Она сбилась с ног, перерывая комод в комнате, шкафчики на кухне, вытряхнула содержимое его портфеля и своей сумочки, и когда отчаяние уже наворачивалось на глаза, она увидела ее на подоконнике — пластинку болеутоляющих таблеток.
Примостившись так, чтобы коснуться своим носом его носа, остановить свой взгляд на его взгляде, она лежала рядом и видела, как отпускает боль и как углубляются его морщины — как всегда, когда он улыбался. Она поцеловала его, потом еще и еще раз, снова и снова и все никак не могла привыкнуть.
К тому, что у мужчин бывают такие мягкие губы.
5
— Его нет дома! — она громыхнула трубкой гораздо сильнее, чем обычно, но для одного дня это и вправду было слишком.
Третий звонок подряд и снова кто–то из этих. Из ненормальных, из–за которых Николай, стоило ему взять трубку, тут же бледнел и испуганно косился на жену. Наташа давно научилась узнавать эти голоса по их чрезмерной любезности и по вымученности, как будто на том конце провода их душили, может быть этим самым проводом, а ее муж словно был тем единственным, кто за считанные секунды мог спасти от верной гибели.
— Да плюнь ты, — успокаивала его Наташа, но Николай все равно бледнел при каждом новом звонке, и она знала, что он боится и боится за нее.
Наверное, думала Наташа, ему и в самом деле хочется плюнуть — на всех этих недоносков с их угрозами, взятками и шантажем, но он ничего не мог с этим поделать. Он был как телевизор «Горизонт», не способный к переключению на каналы мздоимства, приспособленичества и подсиживания. Почему в пятьдесят семь муж до сих пор майор, она его ни разу так и не спросила.
Зато она знала рецепт, как вывести его из ступора после очередного сеанса телефонного террора. Нет–нет, никаких блинов, солянки и мамалыги. Никакого пива и коньяка — ей всегда было смешно наблюдать, как он пьет: нелепо морщась и зажмуриваясь, словно в стакане яд — выпивохой он был никчемным. Ничего связанного с ублажением желудка.

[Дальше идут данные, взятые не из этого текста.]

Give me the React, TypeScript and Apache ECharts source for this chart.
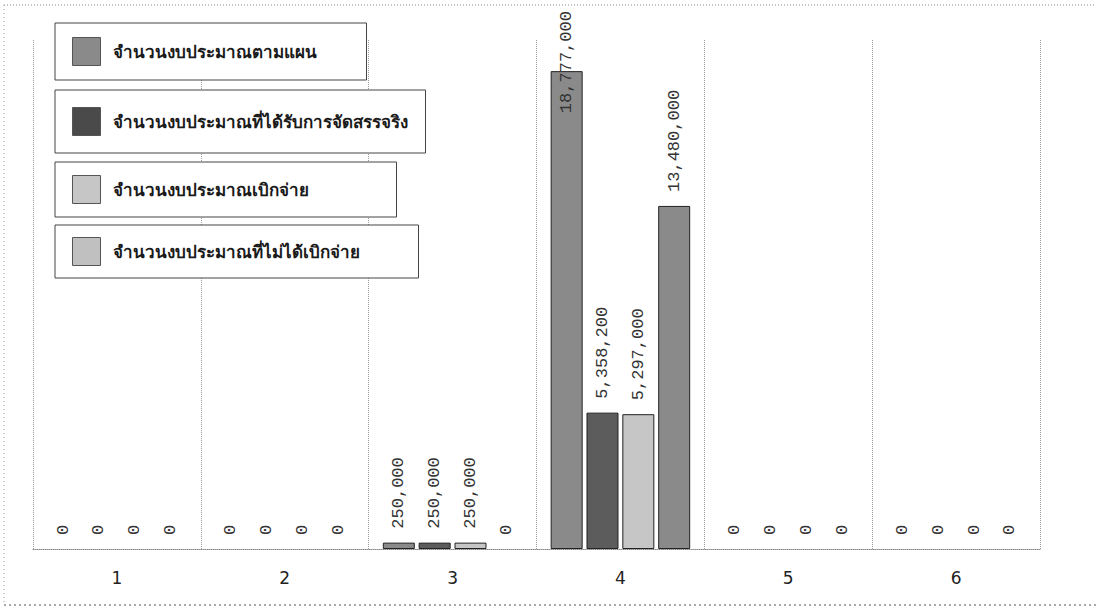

Она усаживала его на стул, сама садилась ему на колени и начинала целовать. Вначале лицо — щеки, большой нос, глаза с застывшими вокруг зрачков серыми крапинками, потом осторожно и с нетерпением, словно к сладкому блюду, тянулась к его пухлым, словно вшитым в морщинистое лицо губам и, вспыхнув от соприкосновения к ним, уже не сдерживала нетерпения, судорожно расстегивая ворот рубахи.
Со стула он вставал с порозовевшими щеками и с готовым ответом очередным подонкам и единственное, о чем жалел — это о том, что, как всегда в подобной ситуации, растерялся и не продумал ответный ход до того момента, когда на другом конце повесили трубку.
Привыкнув к этим странным звонкам и к неизбежному ритуалу излечения супруга от приступов болезненной бледности, иногда, оставаясь наедине, Наташа включала телевизор, слушала музыку, а то и сама напевала, или даже разговаривала сама с собой — все для того, чтобы увернуться от встречи с напряженно ожидавшими ее одиночество мыслями, разбегавшимися, едва почувствовав, что случай настал, внутри головы и кричавшими, вопившими о себе, так, что Наташа инстинктивно прижимала уши ладонями, в чем не было никакого смысла: вопль шел с внутренней стороны слухового аппарата. Это были ласковые и беспощадные мысли, они как забойщик скота, гладили шею в самых нежных местах, чтобы внезапным и расчетливым ударом перебить сонную артерию.
Твой Николай — образец профессионализма и порядочности, нежились мысли и больно кусали: но почему–то до сих пор в майорах. Остальные антитезы она конструировала без подсказок изнутри, впрочем, возможно, ей это просто казалось, а на самом деле мысли подстраивались под ее тон, имитировали ее внутренний голос и вот Наташе уже казалось, что не какие–то посторонние мысли, а она сама так рассуждает. А ведь правда: он купается в лучах всеобщего уважения, но вместо повышения зарплаты или в звании ему вручают очередной почетный диплом. И ведь самые запутанные дела, безнадежные висяки, поручают не кому–нибудь, а Николаю, вот только еще легче дело отбирают, стоит ему оказаться в считанных шагах от заслуженных лавров или когда снова частят с телефонными звонками эти бросающие его в бледность голоса, с которыми он, такой учтивый и уступчивый, никогда не может договориться, просто потому, что не договаривается, а потому дело переходит к вышестоящему чину и поразительно быстро закрывается, завершаясь устраивающем обе стороны результатом.